I just turned 45.
Five years ago, I remember turning 40 and being fired up. I remember putting out videos called "40, Faster & Happier." You can search them via Facebook on the DelMoSports page. I wish I could go back and change almost all of them.
Do you know why? Because looking back over the past five years I missed a lot. I was so obsessed with this thing called DelMo that I made conscious decisions to miss out on people, places, and experiences and now realizing, at 45, I will never have that opportunity again I would have done things differently.
"What would you have done differently?"
- Been more involved in my family's routine. I'm guilty - for a long time, I was exempt from the little things that make a family go because I was 'busy' and those little things are where some serious memories can be made. I made some, but missed most.
- When home, be home. You probably hear the phrase "being present" as a corny cliché. Well, it could not be truer. When I was 40, my kids were 7 and 8 years old. All they wanted to do was snuggle and spend time, and basically be all over me all the time. The thing is, when you're going through it in real time YOU DON'T KNOW HOW GOOD YOU HAVE IT. And one day you wake up, and they're on their phones talking to their friends, or gaming, or meeting up outside and they don't want to hang as much (and they shouldn't, they have a life too!) and it hits you, hard.
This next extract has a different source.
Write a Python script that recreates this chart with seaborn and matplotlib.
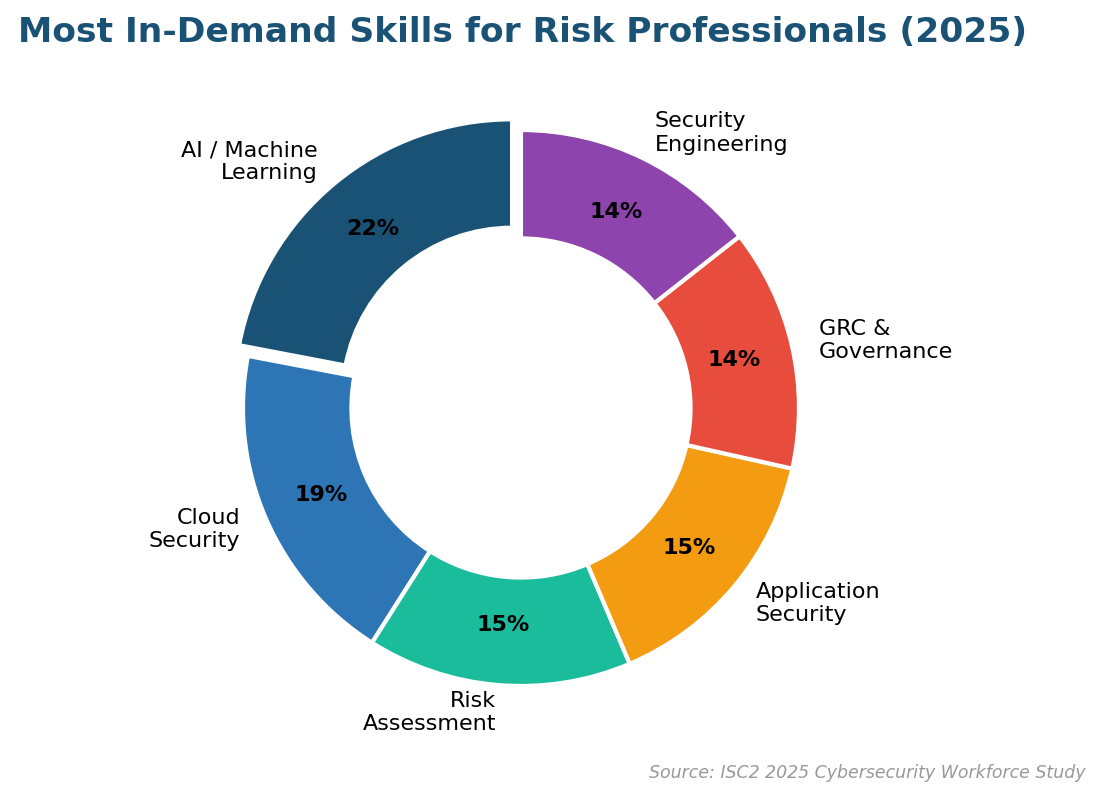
import seaborn as sns
import matplotlib.pyplot as plt

skills = ['AI / Machine\nLearning', 'Cloud\nSecurity', 'Risk\nAssessment',
          'Application\nSecurity', 'GRC &\nGovernance', 'Security\nEngineering']
shares = [22, 19, 15.4, 15.1, 14.1, 14.4]
colors = ['#1a5276', '#2e75b6', '#1abc9c', '#f39c12', '#e74c3c', '#8e44ad']
explode = [0.05, 0, 0, 0, 0, 0]

sns.set_theme(style='white')
plt.rcParams['font.family'] = ['DejaVu Sans']
palette = sns.color_palette(colors)

fig = plt.figure(figsize=(11.04, 8), dpi=100)
ax = fig.add_axes([0.0942, 0.0035, 0.7554, 0.973])

wedges, texts, autotexts = ax.pie(
    shares, labels=skills, colors=palette, explode=explode,
    startangle=90, counterclock=True, autopct='%.0f%%',
    pctdistance=0.785, labeldistance=1.1,
    wedgeprops=dict(width=0.39, edgecolor='white', linewidth=3),
    textprops=dict(fontsize=16, color='black'))
for t in autotexts:
    t.set_fontweight('bold')
    t.set_fontsize(16)

ax.set_xlim(-1.5, 1.5)
ax.set_ylim(-1.4, 1.4)
ax.set_aspect('equal')
ax.axis('off')

fig.text(0.016, 0.96, 'Most In-Demand Skills for Risk Professionals (2025)',
         fontsize=24.8, fontweight='bold', color='#1a5276', ha='left', va='center')
fig.text(0.983, 0.034, 'Source: ISC2 2025 Cybersecurity Workforce Study',
         fontsize=12.5, style='italic', color='#999999', ha='right', va='center')

fig.savefig('out.png', dpi=100)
- Not chased my ego. Let's just be honest with one another that most of what we do in this sport is one of two things: you want to feel better about yourself, or you want to be recognized and receive the praise of others to feel better about yourself. I AM GUILTY OF BOTH. I would go to conferences, participate in discussions, and rally the athletes to "VOTE FOR DELMO" for whatever award was being presented. You can see a pic of us winning three awards on our website. I look at that and just dip my head and think, "For what?" We recently entered the Best of the Jersey Shore contest and asked you all to vote. In the past, I would have voted a thousand times myself. Now, I didn't vote once. Check that - Kristy helped me vote because Rachel yelled at me for not voting. I guess I'm over it.
"Why are you telling us this?"
Because I realize, or have come to realize, just how fragile all of this is, including myself. How in one instance, your kids are little and you think they'll be there forever, and then one day you realize it's been a month and you haven't done tubby time with them. Or, one day things are flying high and all systems are firing, then the next day unforeseen circumstances disrupt the world and all but shut down your own world, and you are left wondering "what do we have here?" Some deep stuff.
"Yeah... back to 40, Faster & Happier."
Right, back to what we were talking about. Knowing what I know now, this is how I'm approaching the trek to 50: "The Journey to 50 and Beyond: Fulfilled & Aware." You see, there are no performance goals in here, no pressure to achieve something. No stress due to injuries that will GOD FORBID AFFECT MY TRAINING SCHEDULE. I know who I am at this point. I wish I would have known sooner, but this is my journey, so it's come a little late. No biggie, I've got this.
For some strange reason, I actually think this little blog/newsletter/post can give someone the clarity on what they're searching for.
On the flip side of this, I do have serious performance goals in all aspects of my life. The only difference is they take a back seat to my family, and my sanity. I hope yours do too.